■ **EXERCISE BRIEF**: Give only a count of the lines that include the string "this".

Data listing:
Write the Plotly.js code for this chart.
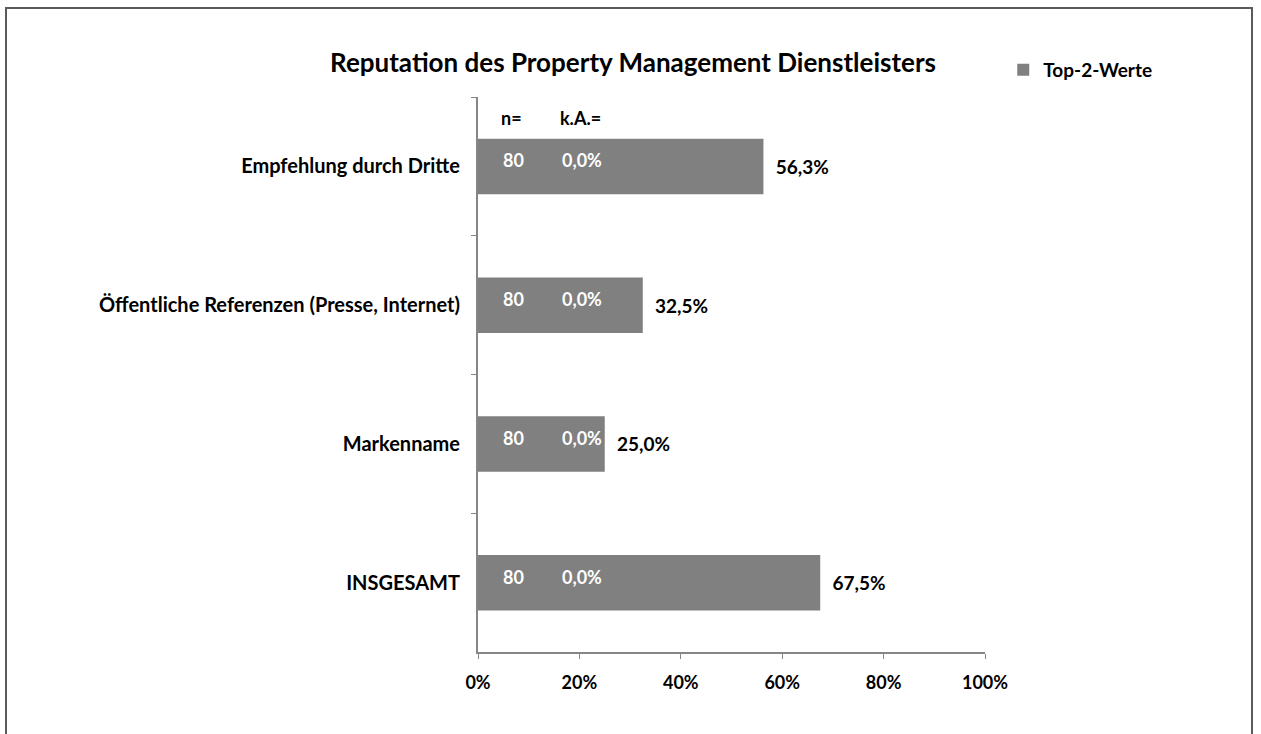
<!DOCTYPE html>
<html>
<head>
<meta charset="utf-8">
<script src="https://cdn.plot.ly/plotly-3.0.1.min.js"></script>
<style>
html,body{margin:0;padding:0;background:#fff;}
#chart{width:1261px;height:734px;}
</style>
</head>
<body>
<div id="chart"></div>
<script>
// ---- data ----
const categories = ["Empfehlung durch Dritte", "Öffentliche Referenzen (Presse, Internet)", "Markenname", "INSGESAMT"];
const top2Values = [0.563, 0.325, 0.250, 0.675];
const nValues = [80, 80, 80, 80];
const kaValues = [0.0, 0.0, 0.0, 0.0];
const xTickVals = [0, 0.2, 0.4, 0.6, 0.8, 1.0];
const xTickText = ["0%", "20%", "40%", "60%", "80%", "100%"];
const seriesName = "Top-2-Werte";
const chartTitle = "Reputation des Property Management Dienstleisters";

const FONT = "Lato, 'Open Sans', sans-serif";
const fmtPct = v => (v * 100).toFixed(1).replace(".", ",") + "%";

const trace = {
  type: "bar",
  orientation: "h",
  y: categories,
  x: top2Values,
  name: seriesName,
  marker: {color: "#808080"},
  text: top2Values.map(v => "\u00a0\u00a0" + fmtPct(v)),
  textposition: "outside",
  textfont: {family: FONT, size: 19, color: "#000", weight: "bold"},
  cliponaxis: false,
  constraintext: "none",
  hoverinfo: "skip"
};

const annotations = [];
categories.forEach((c, i) => {
  annotations.push({x: 0.070, y: c, xref: "x", yref: "y", text: "<b>" + nValues[i] + "</b>",
    showarrow: false, font: {family: FONT, size: 18, color: "#fff"}, yshift: 6});
  annotations.push({x: 0.205, y: c, xref: "x", yref: "y", text: "<b>" + fmtPct(kaValues[i]) + "</b>",
    showarrow: false, font: {family: FONT, size: 18, color: "#fff"}, yshift: 6});
});
annotations.push({x: 0.066, y: -0.35, xref: "x", yref: "y", text: "<b>n=</b>",
  showarrow: false, font: {family: FONT, size: 18, color: "#000"}});
annotations.push({x: 0.203, y: -0.35, xref: "x", yref: "y", text: "<b>k.A.=</b>",
  showarrow: false, font: {family: FONT, size: 18, color: "#000"}});

const layout = {
  width: 1261, height: 734,
  margin: {l: 478, r: 276, t: 97, b: 82},
  paper_bgcolor: "#fff", plot_bgcolor: "#fff",
  title: {text: "<b>" + chartTitle + "</b>", x: 0.502, xref: "container", xanchor: "center",
    y: 1 - 63 / 734, yref: "container", yanchor: "middle",
    font: {family: FONT, size: 26, color: "#000"}},
  bargap: 0.6,
  showlegend: true,
  legend: {x: 1.036, y: 1.049, xref: "paper", yref: "paper", xanchor: "left", yanchor: "middle",
    font: {family: FONT, size: 19, color: "#000", weight: "bold"}, itemwidth: 30,
    bgcolor: "rgba(0,0,0,0)"},
  xaxis: {
    range: [0, 1], tickvals: xTickVals, ticktext: xTickText,
    showgrid: false, zeroline: false, showline: true, linecolor: "#868686", linewidth: 2,
    ticks: "outside", ticklen: 5, tickcolor: "#868686", tickwidth: 1,
    tickfont: {family: FONT, size: 18, color: "#000", weight: "bold"},
    ticklabelstandoff: 8, fixedrange: true
  },
  yaxis: {
    type: "category", autorange: "reversed",
    showgrid: false, zeroline: false, showline: true, linecolor: "#868686", linewidth: 2,
    ticks: "outside", tickson: "boundaries", ticklen: 5, tickcolor: "#868686", tickwidth: 1,
    tickfont: {family: FONT, size: 20, color: "#000", weight: "bold"},
    ticklabelstandoff: 12, fixedrange: true
  },
  annotations: annotations,
  shapes: [{type: "rect", xref: "paper", yref: "paper",
    x0: (6 - 478) / 507, x1: (1252 - 478) / 507, y0: (652 - 760) / 555, y1: (652 - 8) / 555,
    line: {color: "#5a5a5a", width: 2}, fillcolor: "rgba(0,0,0,0)", layer: "below"}]
};

Plotly.newPlot("chart", [trace], layout, {displayModeBar: false, staticPlot: true});
</script>
</body>
</html>
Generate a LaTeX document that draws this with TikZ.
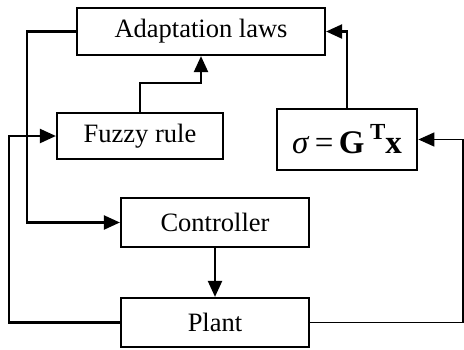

■ **RESULT**: 2